What in the Wuerl are you Doing????

I'm as respectful I can possibly be. I've respectfully questioned some of the actions of former Pittsburgh Bishop and now Washington, D.C., Archbishop Donald Wuerl over the years. Much of which I've shared here. In most cases, I got no response from him.

I was not very said to see him leave Pittsburgh. It gives my high hopes for the next Pittsburgh Bishop. But back to Wuerl.

Wurel did not (in my opinion) take a strong stand on much of anything. News out of DC shows that nothing has changed.

A response he made recently to questions about House Speaker Nancy Pelosi (a self proclaimed Catholic) have infuriated the far-right edge of the Catholic blogosphere, and drawn ire from some of the most conservative Catholic leaders of the anti-abortion movement.
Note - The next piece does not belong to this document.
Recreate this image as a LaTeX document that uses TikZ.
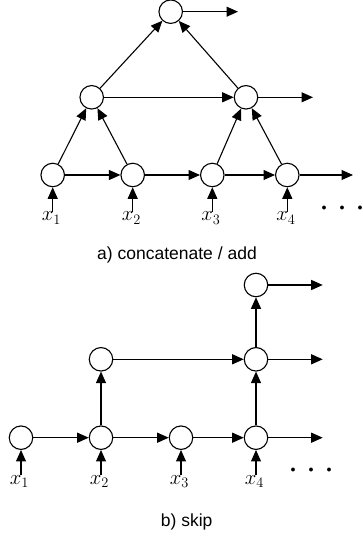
\documentclass[tikz,border=0pt]{standalone}
\usepackage{fontspec}
\newfontfamily\capfont{Liberation Sans}
\usetikzlibrary{arrows.meta}
\begin{document}
\begin{tikzpicture}[x=1pt,y=1pt,
  unit/.style={circle,draw,line width=1.1pt,minimum size=23.5pt,inner sep=0pt,fill=white},
  conn/.style={line width=1.1pt,-{Triangle[length=11.5pt,width=10pt]}},
  inlab/.style={inner sep=0pt,font=\fontsize{22}{22}\selectfont},
  captionlab/.style={font=\capfont\fontsize{17.5}{18}\selectfont},
  dotlab/.style={font=\fontsize{10}{10}\selectfont,inner sep=0pt}]
\useasboundingbox (0,0) rectangle (363,536);
% ---------- a) concatenate / add ----------
\node[unit] (t)  at (170.7,524.3) {};
\node[unit] (m1) at (91.7,438.7) {};
\node[unit] (m2) at (246,438.7) {};
\node[unit] (b1) at (52.7,361) {};
\node[unit] (b2) at (132.7,361) {};
\node[unit] (b3) at (212.3,361) {};
\node[unit] (b4) at (287.3,361) {};
\coordinate (to) at (238,524.3);
\coordinate (mo) at (313,438.7);
\coordinate (bo) at (353,361);
\node[inlab] (x1) at (51.5,318) {$x_1$};
\node[inlab] (x2) at (131.5,318) {$x_2$};
\node[inlab] (x3) at (211,318) {$x_3$};
\node[inlab] (x4) at (286,318) {$x_4$};
\node[dotlab] (da) at (342,327.3) {$\bullet$\hspace{13pt}$\bullet$\hspace{13pt}$\bullet$};
\node[captionlab] (capa) at (177,281) {a) concatenate / add};
\draw[conn] (b1) -- (b2);
\draw[conn] (b2) -- (b3);
\draw[conn] (b3) -- (b4);
\draw[conn] (b4) -- (bo);
\draw[conn] (b1) -- (m1);
\draw[conn] (b2) -- (m1);
\draw[conn] (b3) -- (m2);
\draw[conn] (b4) -- (m2);
\draw[conn] (m1) -- (m2);
\draw[conn] (m2) -- (mo);
\draw[conn] (m1) -- (t);
\draw[conn] (m2) -- (t);
\draw[conn] (t) -- (to);
\draw[conn] (x1.north -| b1) -- (b1);
\draw[conn] (x2.north -| b2) -- (b2);
\draw[conn] (x3.north -| b3) -- (b3);
\draw[conn] (x4.north -| b4) -- (b4);
% ---------- b) skip ----------
\node[unit] (T)  at (256,251) {};
\node[unit] (M1) at (101,176.7) {};
\node[unit] (M2) at (256,176.7) {};
\node[unit] (B1) at (21,98.3) {};
\node[unit] (B2) at (101,98.3) {};
\node[unit] (B3) at (181,98.3) {};
\node[unit] (B4) at (256,98.3) {};
\coordinate (To) at (322.7,251);
\coordinate (Mo) at (322.7,176.7);
\coordinate (Bo) at (322.7,98.3);
\node[inlab] (X1) at (19.5,54.3) {$x_1$};
\node[inlab] (X2) at (99.5,54.3) {$x_2$};
\node[inlab] (X3) at (179.5,54.3) {$x_3$};
\node[inlab] (X4) at (254.5,54.3) {$x_4$};
\node[dotlab] (db) at (311,65.3) {$\bullet$\hspace{13pt}$\bullet$\hspace{13pt}$\bullet$};
\node[captionlab] (capb) at (186.7,14.3) {b) skip};
\draw[conn] (B1) -- (B2);
\draw[conn] (B2) -- (B3);
\draw[conn] (B3) -- (B4);
\draw[conn] (B4) -- (Bo);
\draw[conn] (B2) -- (M1);
\draw[conn] (B4) -- (M2);
\draw[conn] (M1) -- (M2);
\draw[conn] (M2) -- (Mo);
\draw[conn] (M2) -- (T);
\draw[conn] (T) -- (To);
\draw[conn] (X1.north -| B1) -- (B1);
\draw[conn] (X2.north -| B2) -- (B2);
\draw[conn] (X3.north -| B3) -- (B3);
\draw[conn] (X4.north -| B4) -- (B4);
\end{tikzpicture}
\end{document}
Archbishop Donald Wuerl has stuck to the stand he took as bishop of Pittsburgh, refusing to withhold communion from Catholic legislators who support legal abortion.

The Pittsburgh Post-Gazette reports: A week ago in San Diego he took questions from a conservative Catholic journalist about Ms. Pelosi.

"Do you intend to discipline her at all for being persistent and obstinate about her support for abortion and same-sex marriage?" asked Allyson Smith of the Web site California Catholic Daily.

"I will not be using the faculty in the manner you have described," he replied, referring to his authority.


"Will you make a statement to your priests and deacons to warn them not to allow her to receive if she presents herself for Communion?" Ms. Smith continued.

The archbishop responded: "You're talking about a whole different style of pastoral ministry. No."

LifeSiteNews.com ran outraged responses from Catholic leaders on the conservative wing of the anti-abortion movement.

"I don't believe Archbishop Wuerl is doing his job," said the Rev. Tom Euteneuer, president of Human Life International, adding that Ms. Pelosi should be excommunicated.

Judie Brown, president of the American Life League was "appalled that Archbishop Wuerl not only is not going to do anything about this but has publicly said so."

This was a hot topic during the 2004 election. Some argued no one is really worthy of receiving Christ, so how can we ban a person from communion? It has been the long tradition of the church that the person who presents himself or herself for communion has the primary responsibility to determine whether or not they are worthy to receive it. But when a person openly, repeatedly and publicly sins, it is the duty of the clergy to intervene.

You either call a person to repent and fall back in line with church teaching, or you provide a consequence like with holding communion or for the most egregious cases, excommunication.

We need some solid leadership from the Church. How can you preach on the value of life and turn your head when some of the most public and visible examples of the Catholic faith toss aside that teaching in the public arena? If this is not a "deal breaker" then what in the world is?

3 comments:

Anonymous said...

I feel that if a person goes to Communion knowing that he has a grave sin on his soul or whatever else, thats on the person, its their conscience and their soul.

Shaun Pierce said...

I agree. But what of they don't care? Does it not weaken the Church when sin and rejection of Church teaching is continually ignored. I just think they should repent or stop claiming to be Christian if you not even going to attempt to live a Godly life.

Anonymous said...

I agree Powerball, they should stop claiming to be a Christian instead of rejecting the churchs teaching.